**What you will do**
Reproduce the material below line by line, beginning with its first line and ending with the line that contains "from matplotlib.ticker import"; leave out pictures.

**Rows from a dataset of charts and code**
_ _ _ _ _ _ _

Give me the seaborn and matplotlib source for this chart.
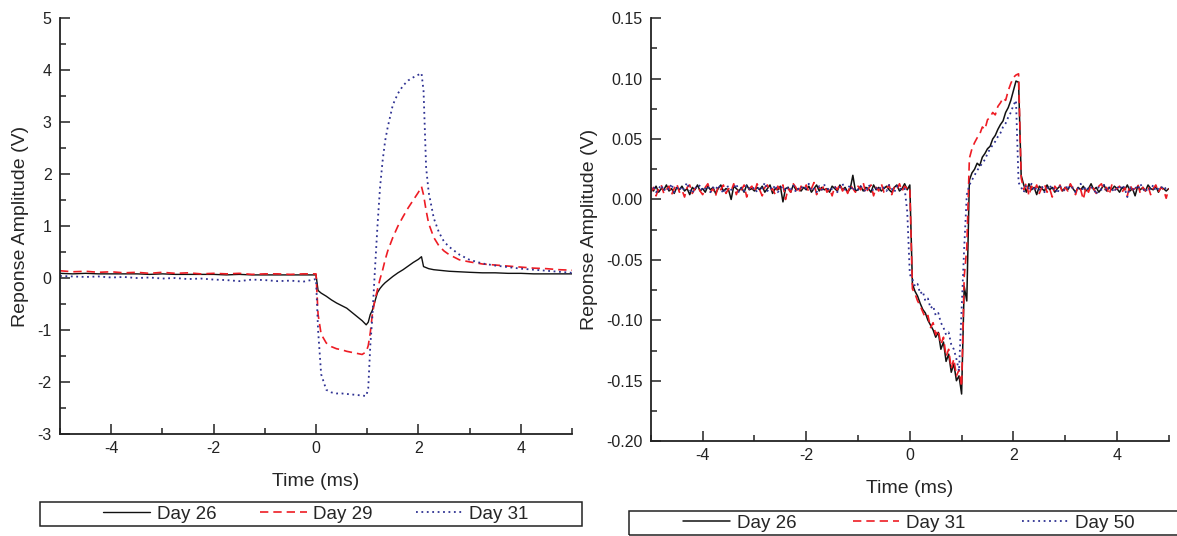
import numpy as np
import pandas as pd
import seaborn as sns
import matplotlib.pyplot as plt
from matplotlib.patches import Rectangle
from matplotlib.ticker import MultipleLocator, FormatStrFormatter

sns.set_style("ticks")
plt.rcParams['font.family'] = ['Liberation Sans', 'DejaVu Sans']
plt.rcParams['axes.unicode_minus'] = False

# ---------------- left panel (V) ----------------
t_left = [-5.0, -4.75, -4.5, -4.25, -4.0, -3.75, -3.5, -3.25, -3.0, -2.75,
          -2.5, -2.25, -2.0, -1.75, -1.5, -1.25, -1.0, -0.75, -0.5, -0.25, 0.0,
          0.04, 0.1, 0.2, 0.3, 0.4, 0.5, 0.6, 0.7, 0.8, 0.9,
          0.98, 1.02, 1.06, 1.1, 1.15, 1.2, 1.25, 1.3, 1.35, 1.4,
          1.5, 1.6, 1.7, 1.8, 1.9, 2.0, 2.06, 2.1, 2.15, 2.2,
          2.3, 2.4, 2.5, 2.6, 2.8, 3.0, 3.25, 3.5, 3.75, 4.0,
          4.25, 4.5, 4.75, 5.0]

day26_left = [0.09, 0.08, 0.09, 0.08, 0.08, 0.08, 0.08, 0.07, 0.08, 0.07,
              0.07, 0.07, 0.07, 0.06, 0.07, 0.06, 0.06, 0.06, 0.06, 0.06, 0.06,
              -0.24, -0.29, -0.35, -0.42, -0.48, -0.53, -0.58, -0.66, -0.74, -0.82,
              -0.90, -0.85, -0.70, -0.62, -0.45, -0.28, -0.20, -0.14, -0.09, -0.05,
              0.03, 0.10, 0.16, 0.23, 0.30, 0.36, 0.41, 0.22, 0.20, 0.18,
              0.16, 0.15, 0.14, 0.13, 0.12, 0.11, 0.10, 0.10, 0.09, 0.09,
              0.08, 0.08, 0.08, 0.08]

day29_left = [0.14, 0.12, 0.13, 0.11, 0.12, 0.10, 0.11, 0.09, 0.11, 0.09,
              0.10, 0.08, 0.09, 0.08, 0.09, 0.07, 0.08, 0.08, 0.07, 0.08, 0.08,
              -0.70, -1.08, -1.25, -1.32, -1.36, -1.38, -1.41, -1.43, -1.45, -1.47,
              -1.42, -1.30, -1.05, -0.70, -0.42, -0.22, -0.02, 0.15, 0.35, 0.52,
              0.78, 1.00, 1.18, 1.35, 1.50, 1.65, 1.76, 1.60, 1.30, 1.05,
              0.78, 0.62, 0.52, 0.45, 0.35, 0.31, 0.27, 0.25, 0.23, 0.21,
              0.19, 0.18, 0.16, 0.15]

day31_left = [0.04, 0.03, 0.02, 0.03, 0.01, 0.02, 0.00, 0.01, -0.01, 0.00,
              -0.02, -0.01, -0.03, -0.04, -0.06, -0.03, -0.04, -0.06, -0.05, -0.07, -0.02,
              -1.00, -1.85, -2.15, -2.20, -2.22, -2.22, -2.23, -2.24, -2.25, -2.26,
              -2.27, -2.12, -1.30, -0.75, 0.15, 1.00, 1.74, 2.25, 2.64, 2.90,
              3.33, 3.55, 3.70, 3.80, 3.86, 3.91, 3.94, 3.60, 2.13, 1.65,
              1.15, 0.88, 0.70, 0.60, 0.45, 0.35, 0.28, 0.24, 0.21, 0.18,
              0.16, 0.14, 0.12, 0.10]

# ---------------- right panel (mV, sampled every 0.05 ms) ----------------
t_right = np.round(np.linspace(-5, 5, 201), 2)

day26_right_mv = [
    10, 7, 11, 6, 9, 8, 12, 7, 9, 5,
    10, 8, 11, 7, 9, 4, 10, 8, 12, 7,
    9, 6, 11, 8, 10, 5, 9, 12, 7, 9,
    8, 0, 11, 9, 7, 10, 6, 12, 8, 9,
    7, 10, 8, 11, 6, 9, 12, 5, 9, 8,
    11, -2, 9, 10, 6, 12, 8, 9, 7, 10,
    8, 11, 6, 9, 12, 7, 10, 8, 9, 6,
    11, 9, 7, 12, 8, 10, 6, 9, 20, 7,
    8, 11, 7, 10, 9, 6, 12, 8, 10, 7,
    9, 11, 8, 6, 10, 12, 7, 9, 13, 8,
    12,
    -70, -76, -80, -86, -91, -94, -100, -104, -108, -114,
    -110, -124, -118, -134, -128, -143, -136, -150, -146, -161,
    -72, -84, 16, 22, 25, 30, 28, 35, 38, 42,
    44, 50, 53, 58, 62, 65, 72, 76, 82, 90,
    98, 97, 20, 12, 6, 13, 8, 10, 4, 11,
    9, 7, 12, 8, 10, 6, 9, 11, 7, 10,
    8, 12, 9, 6, 10, 8, 11, 7, 9, 13,
    8, 10, 6, 9, 12, 7, 10, 8, 11, 9,
    6, 10, 8, 12, 7, 9, 3, 11, 8, 10,
    7, 12, 9, 8, 11, 6, 10, 9, 7, 9]

day31_right_mv = [
    6, 10, 3, 9, 12, 5, 8, 11, 4, 9,
    13, 6, 8, 2, 10, 12, 5, 9, 11, 7,
    4, 10, 13, 6, 9, 3, 11, 8, 12, 5,
    9, 7, 13, 4, 10, 8, 12, 2, 9, 11,
    6, 13, 8, 3, 10, 12, 7, 9, 4, 11,
    8, 12, 0, 9, 6, 13, 10, 5, 11, 8,
    12, 6, 9, 14, 4, 10, 8, 12, 6, 9,
    3, 11, 8, 13, 7, 10, 5, 12, 9, 6,
    11, 8, 14, 5, 9, 12, 3, 10, 7, 13,
    6, 9, 12, 4, 10, 8, 13, 7, 11, 9,
    10,
    -74, -78, -84, -88, -93, -98, -96, -106, -102, -112,
    -108, -120, -114, -130, -124, -140, -132, -146, -141, -155,
    -64, -40, 34, 42, 47, 51, 54, 60, 58, 66,
    68, 72, 70, 77, 80, 84, 82, 90, 96, 101,
    103, 104, 18, 8, 14, 3, 11, 7, 12, 5,
    10, 13, 6, 9, 2, 11, 8, 12, 5, 10,
    7, 13, 9, 4, 11, 8, 0, 10, 6, 12,
    9, 5, 11, 13, 7, 10, 4, 12, 8, 9,
    11, 6, 10, 3, 12, 8, 9, 13, 5, 10,
    7, 11, 4, 9, 12, 6, 10, 8, 1, 9]

day50_right_mv = [
    8, 11, 6, 9, 12, 7, 10, 8, 13, 6,
    9, 11, 7, 10, 14, 8, 5, 10, 9, 12,
    7, 9, 11, 6, 10, 8, 12, 9, 5, 10,
    11, 8, 9, 13, 6, 10, 7, 12, 9, 8,
    10, 6, 11, 9, 14, 7, 10, 8, 12, 6,
    9, 11, 7, 10, 8, 12, 6, 9, 11, 8,
    10, 13, 7, 9, 6, 11, 8, 12, 10, 7,
    9, 11, 6, 10, 13, 8, 9, 12, 7, 10,
    8, 11, 9, 6, 12, 10, 7, 9, 11, 8,
    10, 7, 12, 9, 6, 11, 8, 10, 9, -10,
    -62,
    -66, -72, -70, -78, -76, -84, -82, -90, -88, -96,
    -94, -102, -106, -112, -110, -120, -124, -132, -142, -90,
    -40, 4, 12, 16, 20, 24, 27, 30, 33, 38,
    42, 45, 48, 52, 55, 60, 63, 68, 72, 78,
    82, 14, 10, 6, 12, 9, 13, 7, 10, 8,
    11, 6, 9, 12, 8, 10, 5, 11, 9, 7,
    12, 8, 10, 6, 9, 13, 7, 11, 8, 10,
    9, 4, 11, 8, 12, 7, 10, 9, 6, 11,
    8, 12, 9, 2, 10, 7, 11, 8, 13, 9,
    6, 10, 8, 12, 7, 9, 11, 8, 10, 9]

BLACK = "#111111"
RED = "#ee1c24"
BLUE = "#2e3192"
SOLID = "-"
DASHED = (0, (5, 3))
DOTTED = (0, (1, 2))


def style_axes(ax, xminor, yminor):
    ax.set_facecolor("none")
    sns.despine(ax=ax)
    for side in ("left", "bottom"):
        ax.spines[side].set_linewidth(1.3)
        ax.spines[side].set_color("#222222")
    ax.xaxis.set_major_locator(MultipleLocator(2))
    ax.xaxis.set_minor_locator(MultipleLocator(xminor))
    ax.yaxis.set_minor_locator(MultipleLocator(yminor))
    ax.tick_params(which="both", direction="in", colors="#222222",
                   labelcolor="#222222", labelsize=11.5, width=1.1)
    ax.tick_params(which="major", length=7)
    ax.tick_params(which="minor", length=4)
    ax.tick_params(axis="y", pad=6)
    ax.tick_params(axis="x", pad=5)
    ax.set_xlim(-5, 5)
    ax.set_xlabel("Time (ms)", fontsize=14, labelpad=12)
    ax.set_ylabel("Reponse Amplitude (V)", fontsize=14, labelpad=6)


fig = plt.figure(figsize=(11.77, 5.36), dpi=100)

ax1 = fig.add_axes([0.051, 0.1903, 0.435, 0.776])
ax2 = fig.add_axes([0.553, 0.177, 0.440, 0.789])

left_series = [("Day 26", day26_left, BLACK, SOLID, 1.0),
               ("Day 29", day29_left, RED, DASHED, 1.2),
               ("Day 31", day31_left, BLUE, DOTTED, 1.3)]
for name, vals, col, ls, lw in left_series:
    sns.lineplot(x=t_left, y=vals, ax=ax1, color=col, linestyle=ls,
                 linewidth=lw, label=name, estimator=None, sort=False)

right_series = [("Day 26", day26_right_mv, BLACK, SOLID, 1.1),
                ("Day 31", day31_right_mv, RED, DASHED, 1.2),
                ("Day 50", day50_right_mv, BLUE, DOTTED, 1.3)]
for name, vals, col, ls, lw in right_series:
    volts = np.array(vals) / 1000.0
    sns.lineplot(x=t_right, y=volts, ax=ax2, color=col, linestyle=ls,
                 linewidth=lw, label=name, estimator=None, sort=False)

style_axes(ax1, 1, 0.5)
ax1.set_ylim(-3, 5)
ax1.yaxis.set_major_locator(MultipleLocator(1))

style_axes(ax2, 1, 0.025)
ax2.set_ylim(-0.2, 0.15)
ax2.yaxis.set_major_locator(MultipleLocator(0.05))
ax2.yaxis.set_major_formatter(FormatStrFormatter("%.2f"))

# legend boxes under each panel (frame drawn separately, in figure pixels)
W, H = 1177, 536
legend_boxes = [(ax1, (40, 502, 542, 24), 316, 2.3),
                (ax2, (629, 511, 560, 24), 909, 3.0)]
for ax, (x0, y0, bw, bh), xc, colsp in legend_boxes:
    h, l = ax.get_legend_handles_labels()
    ax.get_legend().remove()
    fig.patches.append(Rectangle((x0 / W, 1 - (y0 + bh) / H), bw / W, bh / H,
                                 transform=fig.transFigure, fill=False,
                                 edgecolor="#222222", linewidth=1.1))
    fig.legend(h, l, loc="center", bbox_to_anchor=(xc / W, 1 - (y0 + bh / 2) / H),
               ncol=3, frameon=False, fontsize=13.5, handlelength=2.5,
               handletextpad=0.35, columnspacing=colsp, borderpad=0,
               borderaxespad=0)

fig.savefig("out.png", dpi=100)
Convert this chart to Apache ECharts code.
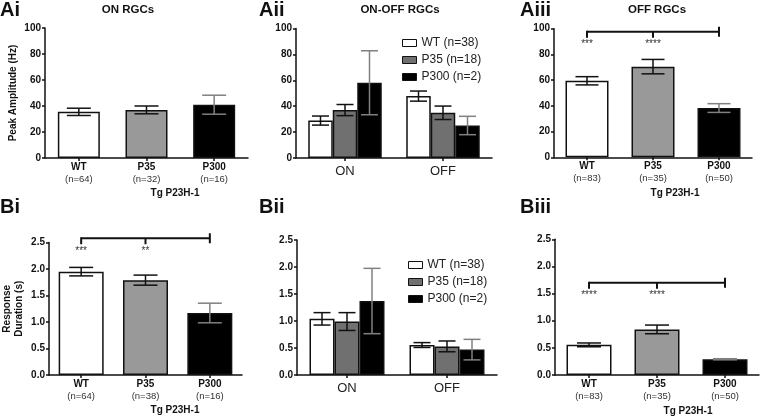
<!DOCTYPE html>
<html><head><meta charset="utf-8">
<script src="https://cdn.jsdelivr.net/npm/echarts@6/dist/echarts.min.js"></script>
<style>html,body{margin:0;padding:0;background:#fff}#c{width:760px;height:418px}</style>
</head><body><div id="c"></div>
<script>
// ---------- DATA ----------
const groups = ['WT', 'P35', 'P300'];
const legendNames = ['WT (n=38)', 'P35 (n=18)', 'P300 (n=2)'];
const onOffCats = ['ON', 'OFF'];
const yTicksA = [0, 20, 40, 60, 80, 100];
const yTicksB = [0, 0.5, 1.0, 1.5, 2.0, 2.5];

// Ai: ON RGCs, peak amplitude (Hz)
const aiN = ['(n=64)', '(n=32)', '(n=16)'];
const aiMean = [35.5, 37.0, 41.0];
const aiSem = [2.8, 3.0, 7.3];

// Aii: ON-OFF RGCs, peak amplitude (Hz), [ON, OFF]
const aiiWT = [28.9, 47.8];
const aiiWTSem = [3.5, 3.9];
const aiiP35 = [37.0, 34.9];
const aiiP35Sem = [4.3, 5.2];
const aiiP300 = [58.1, 25.1];
const aiiP300Sem = [24.7, 7.1];

// Aiii: OFF RGCs, peak amplitude (Hz)
const aiiiN = ['(n=83)', '(n=35)', '(n=50)'];
const aiiiMean = [59.5, 70.5, 38.3];
const aiiiSem = [3.2, 5.6, 3.4];
const aiiiBracketY = 97.7;
const aiiiStars = ['***', '****'];

// Bi: ON RGCs, response duration (s)
const biN = ['(n=64)', '(n=38)', '(n=16)'];
const biMean = [1.95, 1.79, 1.17];
const biSem = [0.08, 0.095, 0.185];
const biBracketY = 2.58;
const biStars = ['***', '**'];

// Bii: ON-OFF RGCs, response duration (s), [ON, OFF]
const biiWT = [1.04, 0.555];
const biiWTSem = [0.115, 0.045];
const biiP35 = [0.99, 0.53];
const biiP35Sem = [0.165, 0.1];
const biiP300 = [1.37, 0.47];
const biiP300Sem = [0.605, 0.19];

// Biii: OFF RGCs, response duration (s)
const biiiN = ['(n=83)', '(n=35)', '(n=50)'];
const biiiMean = [0.555, 0.84, 0.29];
const biiiSem = [0.035, 0.08, 0.01];
const biiiBracketY = 1.70;
const biiiStars = ['****', '****'];

// ---------- STYLE ----------
const FONT = 'Liberation Sans, Arial, Helvetica, sans-serif';
const INK = '#111';
const singleFills = ['#ffffff', '#999999', '#000000'];
const groupFills = ['#ffffff', '#707070', '#000000'];
const errColors = ['#111', '#111', '#808080'];

const grids = [
  {left: 45, top: 28, width: 203, height: 130},     // Ai
  {left: 296, top: 28.5, width: 196, height: 129.5},// Aii
  {left: 554, top: 28.7, width: 198, height: 128.6},// Aiii
  {left: 47, top: 242.5, width: 195, height: 132.5},// Bi
  {left: 297, top: 240, width: 200, height: 135},   // Bii
  {left: 555, top: 239.3, width: 204, height: 135.7}// Biii
];

const axisLineStyle = {color: INK, width: 1.5};

function yAxis(idx, ticks, name, isB) {
  return {
    type: 'value', gridIndex: idx,
    min: ticks[0], max: ticks[ticks.length - 1], interval: ticks[1] - ticks[0],
    axisLine: {show: true, lineStyle: axisLineStyle},
    axisTick: {show: true, length: 3, lineStyle: axisLineStyle},
    splitLine: {show: false},
    axisLabel: {
      fontFamily: FONT, fontWeight: 'bold', fontSize: 10, color: INK, margin: 4,
      formatter: v => isB ? v.toFixed(1) : String(v)
    },
    name: name || '', nameLocation: 'middle', nameRotate: 90, nameGap: isB ? 24 : 26,
    nameTextStyle: {fontFamily: FONT, fontWeight: 'bold', fontSize: 10, color: INK, lineHeight: 12}
  };
}

function xAxisSingle(idx, nLabels) {
  return {
    type: 'category', gridIndex: idx, data: groups,
    axisLine: {show: true, lineStyle: axisLineStyle},
    axisTick: {show: true, alignWithLabel: true, length: 3, lineStyle: axisLineStyle},
    axisLabel: {
      margin: 3, interval: 0,
      formatter: (v, i) => '{b|' + v + '}\n{n|' + nLabels[i] + '}',
      rich: {
        b: {fontFamily: FONT, fontWeight: 'bold', fontSize: 10, color: INK, lineHeight: 12},
        n: {fontFamily: FONT, fontSize: 9.5, color: '#333', lineHeight: 13}
      }
    }
  };
}

function xAxisGroup(idx) {
  return {
    type: 'category', gridIndex: idx, data: onOffCats,
    axisLine: {show: true, lineStyle: axisLineStyle},
    axisTick: {show: true, alignWithLabel: true, length: 3, lineStyle: axisLineStyle},
    axisLabel: {margin: 7, fontFamily: FONT, fontSize: 13, color: '#222'}
  };
}

function errRender(offset, capW, colorFn) {
  return function (params, api) {
    const k = api.value(0);
    const lo = api.coord([k, api.value(1)]);
    const hi = api.coord([k, api.value(2)]);
    const x = lo[0] + offset;
    const col = colorFn(params.dataIndex);
    const st = {stroke: col, lineWidth: 1.5, fill: null};
    return {
      type: 'group',
      children: [
        {type: 'line', shape: {x1: x, y1: lo[1], x2: x, y2: hi[1]}, style: st},
        {type: 'line', shape: {x1: x - capW / 2, y1: lo[1], x2: x + capW / 2, y2: lo[1]}, style: st},
        {type: 'line', shape: {x1: x - capW / 2, y1: hi[1], x2: x + capW / 2, y2: hi[1]}, style: st}
      ]
    };
  };
}

function bracketRender(stars) {
  return function (params, api) {
    const y = api.value(3);
    const a = api.coord([api.value(0), y]);
    const b = api.coord([api.value(1), y]);
    const c = api.coord([api.value(2), y]);
    const st = {stroke: INK, lineWidth: 2, fill: null};
    const tx = (x, s) => ({type: 'text', x: x, y: a[1] + 8,
      style: {text: s, align: 'center', verticalAlign: 'top', fontFamily: FONT, fontSize: 10, fill: '#333'}});
    return {
      type: 'group',
      children: [
        {type: 'line', shape: {x1: a[0], y1: a[1], x2: c[0], y2: c[1]}, style: st},
        {type: 'line', shape: {x1: a[0], y1: a[1] - 1, x2: a[0], y2: a[1] + 6}, style: st},
        {type: 'line', shape: {x1: b[0], y1: b[1], x2: b[0], y2: b[1] + 6}, style: st},
        {type: 'line', shape: {x1: c[0], y1: c[1] - 5, x2: c[0], y2: c[1] + 5}, style: st},
        tx(a[0], stars[0]), tx(b[0], stars[1])
      ]
    };
  };
}

const series = [];

function addSingle(idx, mean, sem, barW, capW, bracket, stars) {
  series.push({
    type: 'bar', xAxisIndex: idx, yAxisIndex: idx, barWidth: barW, silent: true,
    data: mean.map((v, k) => ({value: v, itemStyle: {color: singleFills[k]}})),
    itemStyle: {borderColor: INK, borderWidth: 1.5}
  });
  series.push({
    type: 'custom', xAxisIndex: idx, yAxisIndex: idx, silent: true, z: 5,
    encode: {x: 0, y: [1, 2]},
    data: mean.map((m, k) => [k, m - sem[k], m + sem[k]]),
    renderItem: errRender(0, capW, i => errColors[i])
  });
  if (bracket !== undefined) {
    series.push({
      type: 'custom', xAxisIndex: idx, yAxisIndex: idx, silent: true, z: 6, clip: false,
      encode: {x: 0, y: 3},
      data: [[0, 1, 2, bracket]],
      renderItem: bracketRender(stars)
    });
  }
}

function addGroup(idx, means, sems, barW, capW) {
  means.forEach((arr, g) => {
    series.push({
      type: 'bar', name: legendNames[g], xAxisIndex: idx, yAxisIndex: idx,
      barWidth: barW, barGap: '0%', silent: true,
      data: arr,
      itemStyle: {color: groupFills[g], borderColor: INK, borderWidth: 1.5}
    });
  });
  means.forEach((arr, g) => {
    series.push({
      type: 'custom', xAxisIndex: idx, yAxisIndex: idx, silent: true, z: 5,
      encode: {x: 0, y: [1, 2]},
      data: arr.map((m, k) => [k, m - sems[g][k], m + sems[g][k]]),
      renderItem: errRender((g - 1) * barW, capW, () => errColors[g])
    });
  });
}

addSingle(0, aiMean, aiSem, 42, 24);
addGroup(1, [aiiWT, aiiP35, aiiP300], [aiiWTSem, aiiP35Sem, aiiP300Sem], 24.5, 17);
addSingle(2, aiiiMean, aiiiSem, 43, 23, aiiiBracketY, aiiiStars);
addSingle(3, biMean, biSem, 45, 24, biBracketY, biStars);
addGroup(4, [biiWT, biiP35, biiP300], [biiWTSem, biiP35Sem, biiP300Sem], 25, 17);
addSingle(5, biiiMean, biiiSem, 45, 24, biiiBracketY, biiiStars);

function legend(left, top, gap) {
  return {
    orient: 'vertical', left: left, top: top, itemWidth: 14, itemHeight: 7, itemGap: gap,
    icon: 'rect', selectedMode: false, padding: 0,
    textStyle: {fontFamily: FONT, fontSize: 12, color: '#222', lineHeight: 14},
    data: legendNames.map((n, g) => ({name: n, itemStyle: {color: groupFills[g], borderColor: INK, borderWidth: 1}}))
  };
}

function txt(x, y, s, size, bold, align) {
  return {type: 'text', x: x, y: y, silent: true,
    style: {text: s, fontFamily: FONT, fontSize: size, fontWeight: bold ? 'bold' : 'normal',
      fill: INK, align: align || 'center', verticalAlign: 'middle'}};
}

const option = {
  animation: false,
  backgroundColor: '#fff',
  grid: grids,
  xAxis: [xAxisSingle(0, aiN), xAxisGroup(1), xAxisSingle(2, aiiiN), xAxisSingle(3, biN), xAxisGroup(4), xAxisSingle(5, biiiN)],
  yAxis: [
    yAxis(0, yTicksA, 'Peak Amplitude (Hz)', false),
    yAxis(1, yTicksA, '', false),
    yAxis(2, yTicksA, '', false),
    yAxis(3, yTicksB, 'Response\nDuration (s)', true),
    yAxis(4, yTicksB, '', true),
    yAxis(5, yTicksB, '', true)
  ],
  legend: [legend(402, 36, 3), legend(408, 258, 3)],
  series: series,
  graphic: [
    txt(0, 10, 'Ai', 20, true, 'left'),
    txt(259, 10, 'Aii', 20, true, 'left'),
    txt(520, 10, 'Aiii', 20, true, 'left'),
    txt(0, 207, 'Bi', 20, true, 'left'),
    txt(259, 207, 'Bii', 20, true, 'left'),
    txt(520, 207, 'Biii', 20, true, 'left'),
    txt(128, 10, 'ON RGCs', 11.5, true),
    txt(400, 10, 'ON-OFF RGCs', 11.5, true),
    txt(657, 10, 'OFF RGCs', 11.5, true),
    txt(175, 193, 'Tg P23H-1', 10, true),
    txt(675, 193, 'Tg P23H-1', 10, true),
    txt(175, 410, 'Tg P23H-1', 10, true),
    txt(688, 411, 'Tg P23H-1', 10, true)
  ]
};

echarts.init(document.getElementById('c'), null, {renderer: 'canvas'}).setOption(option);
</script>
</body></html>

_ _ _ _ _ _ _

**Result below**
Give me the seaborn and matplotlib source for this chart.
import numpy as np
import pandas as pd
import seaborn as sns
import matplotlib.pyplot as plt
from matplotlib.patches import Rectangle
from matplotlib.ticker import MultipleLocator, FormatStrFormatter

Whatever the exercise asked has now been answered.